肌色描写すらダンスに繋がるのが、このアニメの面白いところ。
— コバヤシ (@lastbreath0902) 2017年10月30日
服に包まれてはなかなか見えない、踊りを支える肉体の説得力が先に立って、『エロいんだけどそれだけじゃない』描写になってた。ガジュたちの仕上がった肉体と、ダンサーになりかけの多々良の半マッチョの対比が面白い。
風呂場の裸身よりも、レッスン場で多々良を挑発するしずくの表情、心を通わせるダンスのほうが、エロティシズムは強く思えた。
— コバヤシ (@lastbreath0902) 2017年10月30日
性の躍動は、裸でいるとか、性器があるとか、そういう条件で励起しない。一般的なエロティシズムを飛び越えた所に、ダンスの身体感覚があるし、それを巧く切り取ってきた。

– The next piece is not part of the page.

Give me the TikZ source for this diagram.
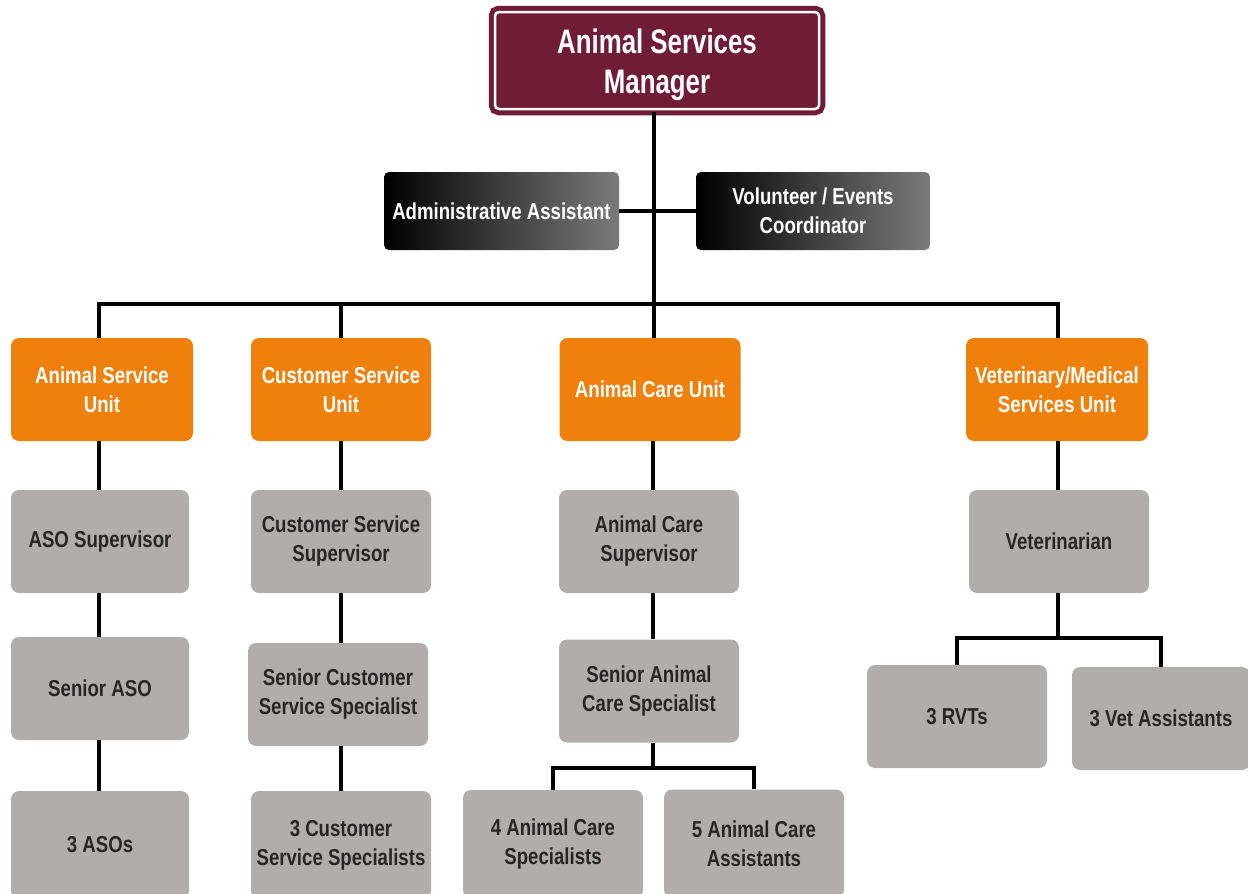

ブラインドダンスのシーンで、ちーちゃんは多々良と『繋がる』ことを怖がる。
— コバヤシ (@lastbreath0902) 2017年10月30日
どう聞いても『童貞と処女の初夜』なやり取りといい、セックスの暗喩は計画的、かつ上品にそこらじゅうに張り巡らされ、作品にスキャンダルとエロティシズムを与えている。身体がテーマである以上、上手い挑発だなぁと思う
他にもまことちぃーちゃんが森の中を歩くシーンの、足元アップが妙に気合入っていたり、『身体』に気合い入れて描くこのアニメらしさが、とても良く唸っていたと思う。
— コバヤシ (@lastbreath0902) 2017年10月30日
一足先に橋を渡る小さな女の子と、置いてけぼりにされるハンサムな女の子。あのシーンの暗喩と詩情も良かったな。
モノローグを原作から削った分、色々取りこぼされている部分もあるのだが、都大会でライバルを張る釘宮さんの存在感は、なんとか維持されていている。
— コバヤシ (@lastbreath0902) 2017年10月30日
井戸川さんの描写が減ったことは、本当に残念です…そこら辺拾ってたら、このテンポでストレス駆け抜けられないってのは判るんだが。
とまれ、ガジュの気のいいアンチャンぶりもいい感じに描写され、色んなキャラに光が当たる回でした。
— コバヤシ (@lastbreath0902) 2017年10月30日
二人だけだったら抜け出せない迷路を、時に厳しく、時に挑発的に、時に親しげに一緒に歩いてくれる人たちのありがたさ。軽井沢の爽やかな美術もいい仕事をして、風通しの良いエピソードとなりました
まこやしずく相手にはできなかった、むき出しの自分をぶつけ、対話していくパートナーシップ。
— コバヤシ (@lastbreath0902) 2017年10月30日
都大会開幕を前になんとか、自分たちなりの『男』と『女』を見つけたようにみえる二人は、決戦の舞台に飛び出す。それが急ごしらえのハリボテか、揺るぎない魂の土台なのかは、ダンス自体が審査するだろう
二期は原作を小気味よく取捨選択し、作画カロリーも適度に割り振って、ちーちゃんの面倒くささ、可愛さ、それで引き出される多々良とダンスの新たな側面を、見事に際立たせたと思う。
— コバヤシ (@lastbreath0902) 2017年10月30日
このアニメが踊るアニメである以上、そういう構図に背骨を通すのはやっぱり競技ダンスの現場だ。決戦、楽しみです。